--- Start ---

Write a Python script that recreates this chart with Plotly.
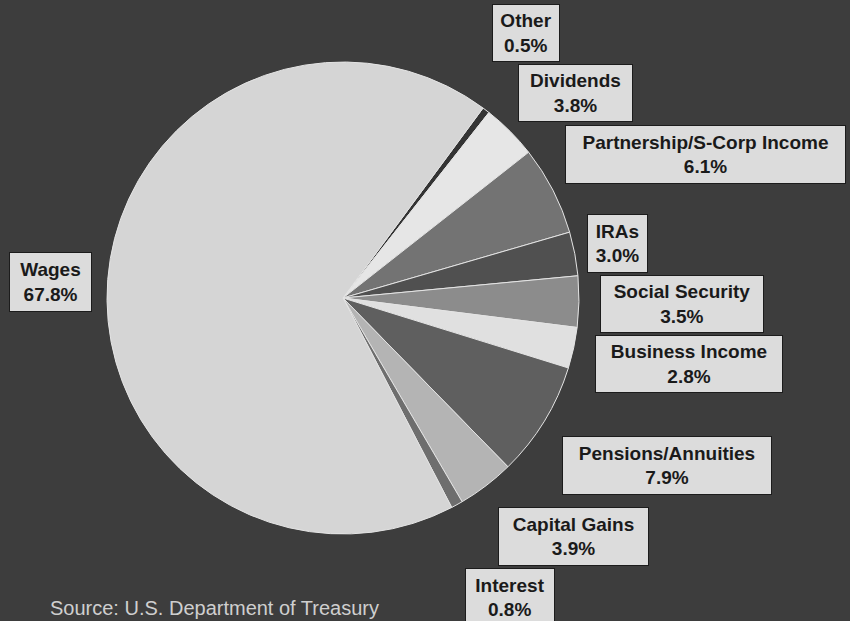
import plotly.graph_objects as go

# Income sources (share of total, %), listed clockwise starting after Wages
categories = ["Other", "Dividends", "Partnership/S-Corp Income", "IRAs",
              "Social Security", "Business Income", "Pensions/Annuities",
              "Capital Gains", "Interest", "Wages"]
shares = [0.5, 3.8, 6.1, 3.0, 3.5, 2.8, 7.9, 3.9, 0.8, 67.8]

slice_colors = ["#343434", "#e6e6e6", "#737373", "#505050", "#8c8c8c",
                "#e0e0e0", "#5f5f5f", "#b4b4b4", "#6e6e6e", "#d5d5d5"]

W, H = 850, 621
BG = "#3d3d3d"

# Pie placement in pixels (centre and radius)
cx, cy, r = 343, 298, 236

fig = go.Figure(go.Pie(
    labels=categories,
    values=shares,
    sort=False,
    direction="clockwise",
    rotation=36.4,
    marker=dict(colors=slice_colors, line=dict(color="#e4e4e4", width=1)),
    textinfo="none",
    hoverinfo="label+percent",
    showlegend=False,
    domain=dict(x=[(cx - r) / W, (cx + r) / W],
                y=[(H - cy - r) / H, (H - cy + r) / H]),
))

# Label boxes: (left, top, right, bottom) in pixels, one per category
label_boxes = {
    "Other": (492, 4, 560, 62),
    "Dividends": (518, 64, 633, 122),
    "Partnership/S-Corp Income": (565, 125, 846, 184),
    "IRAs": (587, 214, 648, 273),
    "Social Security": (600, 275, 764, 333),
    "Business Income": (595, 335, 783, 393),
    "Pensions/Annuities": (562, 436, 772, 495),
    "Capital Gains": (498, 507, 649, 566),
    "Interest": (465, 568, 555, 627),
    "Wages": (9, 252, 92, 312),
}

annotations = []
for name, val in zip(categories, shares):
    x0, y0, x1, y1 = label_boxes[name]
    annotations.append(dict(
        text=f"<b>{name}</b><br><b>{val:.1f}%</b>",
        x=(x0 + x1) / 2 / W, y=1 - (y0 + y1) / 2 / H,
        xref="paper", yref="paper", xanchor="center", yanchor="middle",
        showarrow=False, align="center",
        width=x1 - x0 - 4, height=y1 - y0 - 4,
        bgcolor="#dcdcdc", bordercolor="#1c1c1c", borderwidth=1, borderpad=1,
        font=dict(family="Liberation Sans, Arial, sans-serif", size=19,
                  color="#1a1a1a"),
    ))

# Source note along the bottom edge
annotations.append(dict(
    text="Source: U.S. Department of Treasury",
    x=48 / W, y=0, xref="paper", yref="paper",
    xanchor="left", yanchor="bottom", showarrow=False,
    font=dict(family="Liberation Sans, Arial, sans-serif", size=20,
              color="#cfcfcf"),
))

fig.update_layout(
    width=W, height=H,
    margin=dict(l=0, r=0, t=0, b=0),
    paper_bgcolor=BG, plot_bgcolor=BG,
    annotations=annotations,
)

fig.write_html("out.html")
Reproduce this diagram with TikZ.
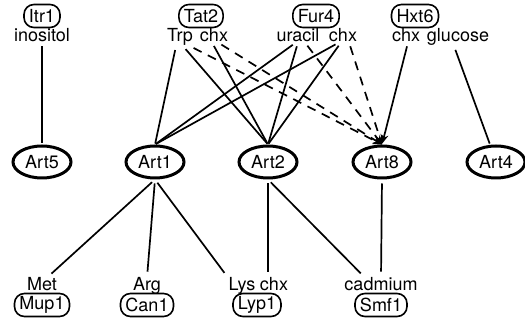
\documentclass[tikz,border=0pt]{standalone}
\usepackage{fontspec}
\setmainfont{TeX Gyre Heros}
\usetikzlibrary{shapes.geometric,arrows.meta}

\tikzset{
  art/.style={ellipse, draw, line width=3pt, minimum width=58pt, minimum height=32pt, inner sep=0pt},
  prot/.style={draw, rounded corners=10pt, line width=1.6pt, minimum height=23pt, inner xsep=5pt, inner ysep=0pt},
  sub/.style={inner sep=0pt, anchor=base},
  link/.style={line width=1.7pt, shorten <=4pt, shorten >=1pt},
  weak/.style={line width=1.7pt, dash pattern=on 9pt off 7pt, shorten <=4pt, -{Stealth[length=9pt,width=8pt]}}
}

\begin{document}
\begin{tikzpicture}[x=1pt,y=-1pt,font=\fontsize{18}{21}\selectfont]
\useasboundingbox (0,0) rectangle (525,328);
% transporters and their substrates, top row
\node[prot] (itr) at (42,16) {Itr1};
\node[prot] (tat) at (201,16) {Tat2};
\node[prot] (fur) at (316,16) {Fur4};
\node[prot] (hxt) at (415,16) {Hxt6};
\node[sub] (ino) at (42,42) {inositol};
\node[sub] (trp) at (180,42) {Trp};
\node[sub] (chxa) at (214,42) {chx};
\node[sub] (ura) at (298,42) {uracil};
\node[sub] (chxb) at (343,42) {chx};
\node[sub] (chxc) at (406,42) {chx};
\node[sub] (glu) at (458,42) {glucose};

% arrestins
\node[art] (art5) at (42,162) {Art5};
\node[art] (art1) at (155,162) {Art1};
\node[art] (art2) at (268,162) {Art2};
\node[art] (art8) at (382,162) {Art8};
\node[art] (art4) at (496,162) {Art4};

% bottom row
\node[sub] (met) at (42,291) {Met};
\node[sub] (arg) at (147,291) {Arg};
\node[sub] (lys) at (242,291) {Lys};
\node[sub] (chxd) at (274,291) {chx};
\node[sub] (cad) at (381,291) {cadmium};
\node[prot] (mup) at (42,305) {Mup1};
\node[prot] (can) at (147,305) {Can1};
\node[prot] (lyp) at (257,305) {Lyp1};
\node[prot] (smf) at (381,305) {Smf1};

\draw[link] (ino.south) -- (art5.north);
\draw[link] ([xshift=-4pt]trp.south) -- (art1.north);
\draw[link] ([xshift=3pt]trp.south) -- (art2.north);
\draw[link] ([xshift=-2pt]chxa.south) -- (art2.north);
\draw[link] ([xshift=-2pt]ura.south) -- (art1.north);
\draw[link] (ura.south) -- (art2.north);
\draw[link] ([xshift=-4pt]chxb.south) -- (art1.north);
\draw[link] ([xshift=-2pt]chxb.south) -- (art2.north);
\draw[weak] ([xshift=10pt]trp.south) -- (art8.north);
\draw[weak] ([xshift=4pt]chxa.south) -- (art8.north);
\draw[weak] ([xshift=7pt]ura.south) -- (art8.north);
\draw[weak] ([xshift=6pt]chxb.south) -- (art8.north);
\draw[link,-{Stealth[length=9pt,width=8pt]}] ([xshift=2pt]chxc.south) -- (art8.north);
\draw[link] ([xshift=-4pt]glu.south) -- ([xshift=-6pt]art4.north);

\draw[link,shorten >=6pt] (art1.south) -- ([xshift=5pt]met.north);
\draw[link,shorten >=6pt] (art1.south) -- (arg.north);
\draw[link,shorten >=6pt] (art1.south) -- ([xshift=-14pt]lys.north);
\draw[link,shorten >=6pt] (art2.south) -- ([xshift=-6pt]chxd.north);
\draw[link,shorten >=6pt] (art2.south) -- ([xshift=-16pt]cad.north);
\draw[link,shorten >=6pt] (art8.south) -- (cad.north);
\end{tikzpicture}
\end{document}
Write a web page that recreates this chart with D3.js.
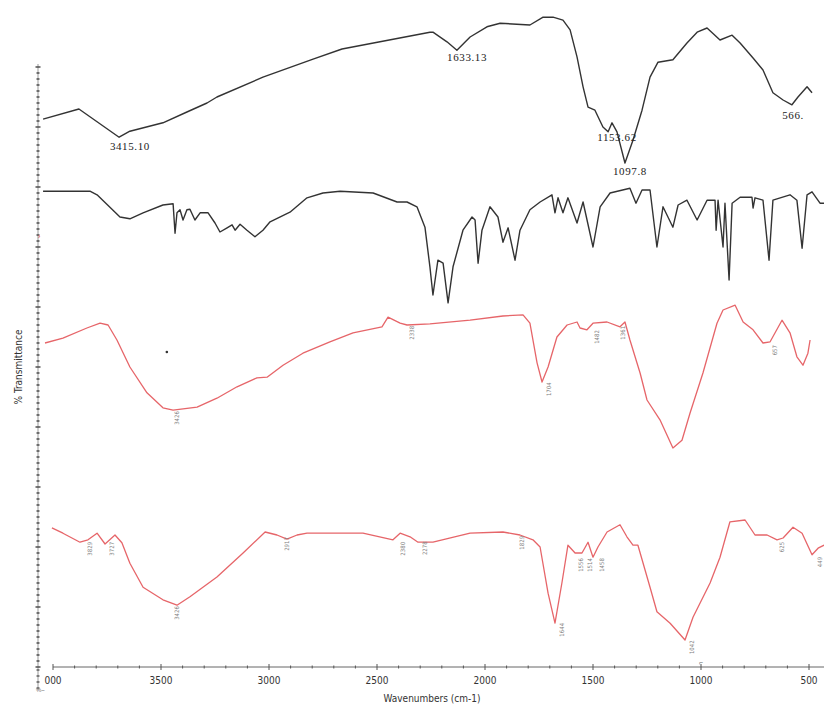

--- End ---

Starting at the line with "Reproduce this diagram with TikZ." and ending at the line with "(glu) at (458,42)", copy each line exactly, both ends included. Do not copy the pictures.

» Correct result:
Reproduce this diagram with TikZ.
\documentclass[tikz,border=0pt]{standalone}
\usepackage{fontspec}
\setmainfont{TeX Gyre Heros}
\usetikzlibrary{shapes.geometric,arrows.meta}

\tikzset{
  art/.style={ellipse, draw, line width=3pt, minimum width=58pt, minimum height=32pt, inner sep=0pt},
  prot/.style={draw, rounded corners=10pt, line width=1.6pt, minimum height=23pt, inner xsep=5pt, inner ysep=0pt},
  sub/.style={inner sep=0pt, anchor=base},
  link/.style={line width=1.7pt, shorten <=4pt, shorten >=1pt},
  weak/.style={line width=1.7pt, dash pattern=on 9pt off 7pt, shorten <=4pt, -{Stealth[length=9pt,width=8pt]}}
}

\begin{document}
\begin{tikzpicture}[x=1pt,y=-1pt,font=\fontsize{18}{21}\selectfont]
\useasboundingbox (0,0) rectangle (525,328);
% transporters and their substrates, top row
\node[prot] (itr) at (42,16) {Itr1};
\node[prot] (tat) at (201,16) {Tat2};
\node[prot] (fur) at (316,16) {Fur4};
\node[prot] (hxt) at (415,16) {Hxt6};
\node[sub] (ino) at (42,42) {inositol};
\node[sub] (trp) at (180,42) {Trp};
\node[sub] (chxa) at (214,42) {chx};
\node[sub] (ura) at (298,42) {uracil};
\node[sub] (chxb) at (343,42) {chx};
\node[sub] (chxc) at (406,42) {chx};
\node[sub] (glu) at (458,42) {glucose};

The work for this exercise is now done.